1Erasmus University Rotterdam, The Netherlands, 2Vrije Universiteit Amsterdam, The Netherlands, 3University of North Carolina Wilmington, USA.

The way in which people volunteer is changing. An increasing trend is event-based, short-term activities, such as National Day of Service (NDS) volunteering events, rather than long-term, traditional or ongoing volunteer commitments. NDS events are common across the globe, for example, 9/11 Day, Make a Difference Day and Martin Luther King Jr. Day in the United States, Sewa Day in 25 different countries, Mandela Day in South Africa, and NLdoet in the Netherlands – just to name a few. All of these examples are nationwide volunteering events in which individuals and groups support nonprofit organizations by contributing their time to one-day service projects. In NDS events volunteers may cook for the elderly, maintain buildings, gardens and playgrounds, support a fun afternoon for people with disabilities, and so forth.

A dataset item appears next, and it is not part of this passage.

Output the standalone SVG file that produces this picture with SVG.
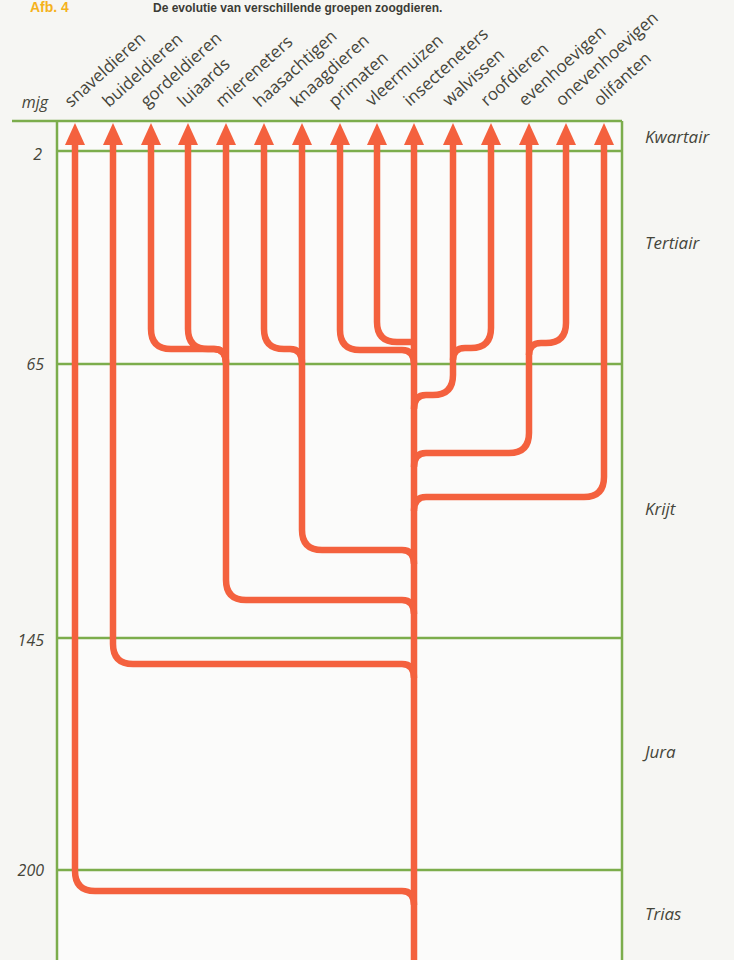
<svg xmlns="http://www.w3.org/2000/svg" width="734" height="960" viewBox="0 0 734 960">
<style>
.grid{stroke:#7cad4c;stroke-width:2.5;fill:none}
.br{stroke:#f4613e;stroke-width:6.5;fill:none;stroke-linejoin:round}
.ah{fill:#f4613e}
.tx{font-family:"Open Sans","Liberation Sans",sans-serif;font-size:17px;font-weight:500;fill:#45453a}
.per{font-family:"Open Sans","Liberation Sans",sans-serif;font-size:17px;font-style:italic;fill:#45453a}
.num{font-family:"Open Sans","Liberation Sans",sans-serif;font-size:16px;font-style:italic;fill:#45453a;text-anchor:end}
.cap{font-family:"Liberation Sans",sans-serif;font-size:12px;font-weight:bold;fill:#3c3c36}
</style>
<rect x="0" y="0" width="734" height="960" fill="#f6f6f3"/>
<rect x="57" y="121" width="565" height="839" fill="#fbfbfa"/>
<text class="cap" x="30" y="12" style="fill:#f5b21c;font-size:14px">Afb. 4</text>
<text class="cap" x="153" y="12">De evolutie van verschillende groepen zoogdieren.</text>

<g id="grid">
<path class="grid" d="M12,121 H622 M57,121 V960 M622,121 V960 M57,151 H622 M57,364 H622 M57,638 H622 M57,870 H622"/>
</g>

<g id="axis">
<text class="num" x="48" y="108">mjg</text>
<text class="num" x="42" y="160">2</text>
<text class="num" x="44" y="370">65</text>
<text class="num" x="44" y="646">145</text>
<text class="num" x="44" y="876">200</text>
</g>

<g id="periods">
<text class="per" x="645" y="143">Kwartair</text>
<text class="per" x="645" y="249">Tertiair</text>
<text class="per" x="645" y="515">Krijt</text>
<text class="per" x="645" y="758">Jura</text>
<text class="per" x="645" y="920">Trias</text>
</g>

<g id="connectors">
<path class="br" d="M414,143 V960"/>
<path class="br" d="M75,143 V871 Q75,891 95,891 H402 Q414,891 414,905"/>
<path class="br" d="M113,143 V644 Q113,664 133,664 H402 Q414,664 414,678"/>
<path class="br" d="M226,143 V580 Q226,600 246,600 H402 Q414,600 414,614"/>
<path class="br" d="M151,143 V329 Q151,349 171,349 H214 Q226,349 226,363"/>
<path class="br" d="M188,143 V329 Q188,349 208,349 H214 Q226,349 226,363"/>
<path class="br" d="M302,143 V530 Q302,550 322,550 H402 Q414,550 414,564"/>
<path class="br" d="M264,143 V329 Q264,349 284,349 H290 Q302,349 302,363"/>
<path class="br" d="M340,143 V330 Q340,350 360,350 H402 Q414,350 414,364"/>
<path class="br" d="M377,143 V322 Q377,342 397,342 H414"/>
<path class="br" d="M453,143 V375 Q453,395 433,395 H426 Q414,395 414,409"/>
<path class="br" d="M491,143 V328 Q491,348 471,348 H465 Q453,348 453,360"/>
<path class="br" d="M529,143 V433 Q529,453 509,453 H426 Q414,453 414,467"/>
<path class="br" d="M566,143 V323 Q566,343 546,343 H541 Q529,343 529,355"/>
<path class="br" d="M604,143 V477 Q604,497 584,497 H426 Q414,497 414,511"/>
</g>

<g id="snaveldieren"><polygon class="ah" points="75,123 85,145 65,145"/><text class="tx" transform="translate(71,108) rotate(-42)">snaveldieren</text></g>
<g id="buideldieren"><polygon class="ah" points="113,123 123,145 103,145"/><text class="tx" transform="translate(109,108) rotate(-42)">buideldieren</text></g>
<g id="gordeldieren"><polygon class="ah" points="151,123 161,145 141,145"/><text class="tx" transform="translate(147,108) rotate(-42)">gordeldieren</text></g>
<g id="luiaards"><polygon class="ah" points="188,123 198,145 178,145"/><text class="tx" transform="translate(184,108) rotate(-42)">luiaards</text></g>
<g id="miereneters"><polygon class="ah" points="226,123 236,145 216,145"/><text class="tx" transform="translate(222,108) rotate(-42)">miereneters</text></g>
<g id="haasachtigen"><polygon class="ah" points="264,123 274,145 254,145"/><text class="tx" transform="translate(260,108) rotate(-42)">haasachtigen</text></g>
<g id="knaagdieren"><polygon class="ah" points="302,123 312,145 292,145"/><text class="tx" transform="translate(297,108) rotate(-42)">knaagdieren</text></g>
<g id="primaten"><polygon class="ah" points="340,123 350,145 330,145"/><text class="tx" transform="translate(335,108) rotate(-42)">primaten</text></g>
<g id="vleermuizen"><polygon class="ah" points="377,123 387,145 367,145"/><text class="tx" transform="translate(372,107) rotate(-42)">vleermuizen</text></g>
<g id="insecteneters"><polygon class="ah" points="414,123 424,145 404,145"/><text class="tx" transform="translate(410,107) rotate(-42)">insecteneters</text></g>
<g id="walvissen"><polygon class="ah" points="453,123 463,145 443,145"/><text class="tx" transform="translate(449,107) rotate(-42)">walvissen</text></g>
<g id="roofdieren"><polygon class="ah" points="491,123 501,145 481,145"/><text class="tx" transform="translate(487,107) rotate(-42)">roofdieren</text></g>
<g id="evenhoevigen"><polygon class="ah" points="529,123 539,145 519,145"/><text class="tx" transform="translate(525,107) rotate(-42)">evenhoevigen</text></g>
<g id="onevenhoevigen"><polygon class="ah" points="566,123 576,145 556,145"/><text class="tx" transform="translate(562,107) rotate(-42)">onevenhoevigen</text></g>
<g id="olifanten"><polygon class="ah" points="604,123 614,145 594,145"/><text class="tx" transform="translate(600,107) rotate(-42)">olifanten</text></g>
</svg>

These events mobilize large numbers of people to engage in volunteer service, creating enormous amounts of donated labor to help communities. But organizers of NDS events also intend to enhance the profile and create an ethic of volunteering. Intentions to continue volunteering typically depend on volunteer satisfaction, and volunteer managers are interested in achieving retention. This goal is not easy, due to the limited contact time between volunteer and volunteer management; moreover, general volunteer management practices used for long-term volunteer commitments might not work. Nevertheless, nonprofits can plan, structure, and organize NDS projects far in advance to enhance satisfaction of volunteer participants. So, how to design a NDS volunteer project to promote volunteer satisfaction?